The federal government initiated a Canada Post review soon after coming into power in 2015. The review committee plans to hold hearing across the country but has already identified many of the issues that need to be addressed.

A big problem for the Corporation is the high cost of providing services. By its very charter, Canada Post is committed to providing door-to-door delivery to virtually every address in Canada, five days per week. Add to that the commitment to keep open 3,700 rural post offices which may or may not be financially self sufficient (many require subsidisation). Next, add the high cost of labour and the inability to outsource services to parallel providers such as Purolator due to collective agreements.

And the biggie, as seems to be the case with many large legacy organizations, is the cost of meeting pension funding requirements to avoid future shortfalls. But this last point is where the story has an interesting twist.

The Canada Post pension plan has a solvency deficit of $8.1 billion. That sounds bad, and it is bad because current law requires the Corporation to make payments to erase that deficit. The solvency measure calculates how much would be needed to meet all pension obligations if the plan were to be wound up immediately. For the Corporation to make up this shortfall, it is impossible to balance the annual budget, even if they find ways to cut costs and increase revenue (they are working on both of these). Because of this situation, the federal government gave Canada Post a break from making solvency payments from 2013-2018 to try to sort things out.

But here is where things get interesting.

Does Canada Post really need to make up the solvency deficit? After all, they are a crown corporation and therefore they will never need to wind up the plan, unless the government itself goes out of business.
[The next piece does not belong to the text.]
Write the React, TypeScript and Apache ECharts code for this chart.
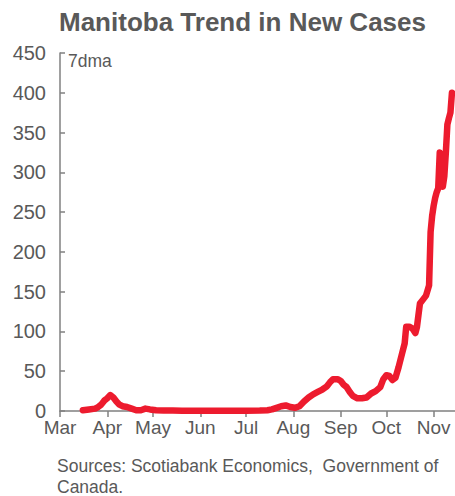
import React, { useEffect, useRef } from "react";
import * as echarts from "echarts";

const titleText = "Manitoba Trend in New Cases";
const unitLabel = "7dma";
const sourceText = "Sources: Scotiabank Economics,  Government of\nCanada.";
const monthLabels = ["Mar", "Apr", "May", "Jun", "Jul", "Aug", "Sep", "Oct", "Nov"];
const yTicks = [0, 50, 100, 150, 200, 250, 300, 350, 400, 450];

// 2020 dates (MM-DD) and 7-day moving average of new cases
const dates = [
  "03-16", "03-20", "03-24", "03-26", "03-28", "03-30", "04-01", "04-03", "04-05", "04-07",
  "04-09", "04-11", "04-14", "04-17", "04-20", "04-23", "04-26", "04-29", "05-03", "05-08",
  "05-14", "05-20", "06-01", "06-15", "07-01", "07-10", "07-15", "07-18", "07-21", "07-24",
  "07-27", "07-30", "08-02", "08-05", "08-08", "08-11", "08-14", "08-17", "08-20", "08-23",
  "08-25", "08-27", "08-30", "09-01", "09-03", "09-05", "09-07", "09-09", "09-12", "09-15",
  "09-18", "09-21", "09-24", "09-27", "09-29", "10-01", "10-03", "10-05", "10-07", "10-09",
  "10-11", "10-13", "10-14", "10-16", "10-18", "10-20", "10-21", "10-22", "10-23", "10-25",
  "10-27", "10-29", "10-30", "10-31", "11-01", "11-02", "11-03", "11-04", "11-05", "11-06",
  "11-07", "11-08", "11-09", "11-10", "11-11", "11-12", "11-13",
];
const cases = [
  1, 2, 3, 5, 8, 13, 16, 20, 17, 12,
  8, 6, 5, 3, 1, 1, 3, 2, 1, 0.5,
  0.5, 0.3, 0.2, 0.3, 0.2, 0.5, 1, 2, 4, 6,
  7, 5, 4, 6, 12, 17, 21, 24, 27, 31,
  36, 40, 40, 38, 33, 30, 24, 19, 16, 16,
  17, 22, 25, 30, 40, 45, 44, 39, 42, 55,
  70, 85, 106, 106, 104, 98, 105, 120, 135, 140,
  145, 158, 225, 245, 258, 268, 275, 280, 325, 318,
  282, 295, 325, 360, 368, 375, 400,
];

const YEAR = 2020;
const DAY = 86400000;
const origin = Date.UTC(YEAR, 2, 1);
const dayIndex = (mmdd: string) => {
  const [m, d] = mmdd.split("-").map(Number);
  return Math.round((Date.UTC(YEAR, m - 1, d) - origin) / DAY);
};
const monthStarts = monthLabels.map((_, i) => Math.round((Date.UTC(YEAR, 2 + i, 1) - origin) / DAY));
const axisEnd = dayIndex("11-15");

export default function App() {
  const ref = useRef<HTMLDivElement>(null);
  useEffect(() => {
    document.body.style.margin = "0";
    const chart = echarts.init(ref.current!, null, { renderer: "svg" });
    const gray = "#595959";
    const axisGray = "#808080";
    const font = "'Liberation Sans', Arial, sans-serif";
    chart.setOption({
      animation: false,
      textStyle: { fontFamily: font },
      title: {
        text: titleText,
        left: 54,
        top: 4,
        textStyle: { fontSize: 26, fontWeight: "bold", color: gray, fontFamily: font },
      },
      grid: { left: 60, right: 0, top: 53, bottom: 85, containLabel: false },
      xAxis: {
        type: "value",
        min: 0,
        max: axisEnd,
        splitLine: { show: false },
        axisLine: { show: true, lineStyle: { color: axisGray, width: 1.5 } },
        axisTick: { show: true, customValues: monthStarts, length: 6, lineStyle: { color: axisGray, width: 1.5 } },
        axisLabel: {
          customValues: monthStarts,
          formatter: (v: number) => monthLabels[monthStarts.indexOf(Math.round(v))] ?? "",
          color: gray,
          fontSize: 19,
          margin: 7,
          fontFamily: font,
        },
      },
      yAxis: {
        type: "value",
        min: 0,
        max: 450,
        interval: 50,
        splitLine: { show: false },
        axisLine: { show: true, lineStyle: { color: axisGray, width: 1.5 } },
        axisTick: { show: true, inside: true, length: 5, lineStyle: { color: axisGray, width: 1.5 } },
        axisLabel: {
          color: gray,
          fontSize: 20,
          margin: 14,
          fontFamily: font,
          formatter: (v: number) => (yTicks.includes(v) ? String(v) : ""),
        },
      },
      graphic: [
        {
          type: "text",
          left: 68,
          top: 52,
          style: { text: unitLabel, fontSize: 17.5, fill: gray, fontFamily: font },
        },
        {
          type: "text",
          left: 57,
          top: 455,
          style: { text: sourceText, fontSize: 17.5, lineHeight: 21, fill: gray, fontFamily: font },
        },
      ],
      series: [
        {
          type: "line",
          data: dates.map((d, i) => [dayIndex(d), cases[i]]),
          showSymbol: false,
          lineStyle: { color: "#ED1B2E", width: 6.5, cap: "round", join: "round" },
        },
      ],
    });
    return () => chart.dispose();
  }, []);
  return <div ref={ref} style={{ width: 455, height: 496 }} />;
}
By another measure, the Pension Benefits Standards Act assesses the funding of a pension plan as a “going concern”. This calculation assesses the financial cost of operating a pension plan indefinitely. By this measure, Canada Post actually has a $1 billion surplus. Therefore, some people are arguing that the rules need to be changed so that Canada Post is no longer bound by the solvency rule and instead can operate by the going-concern rule.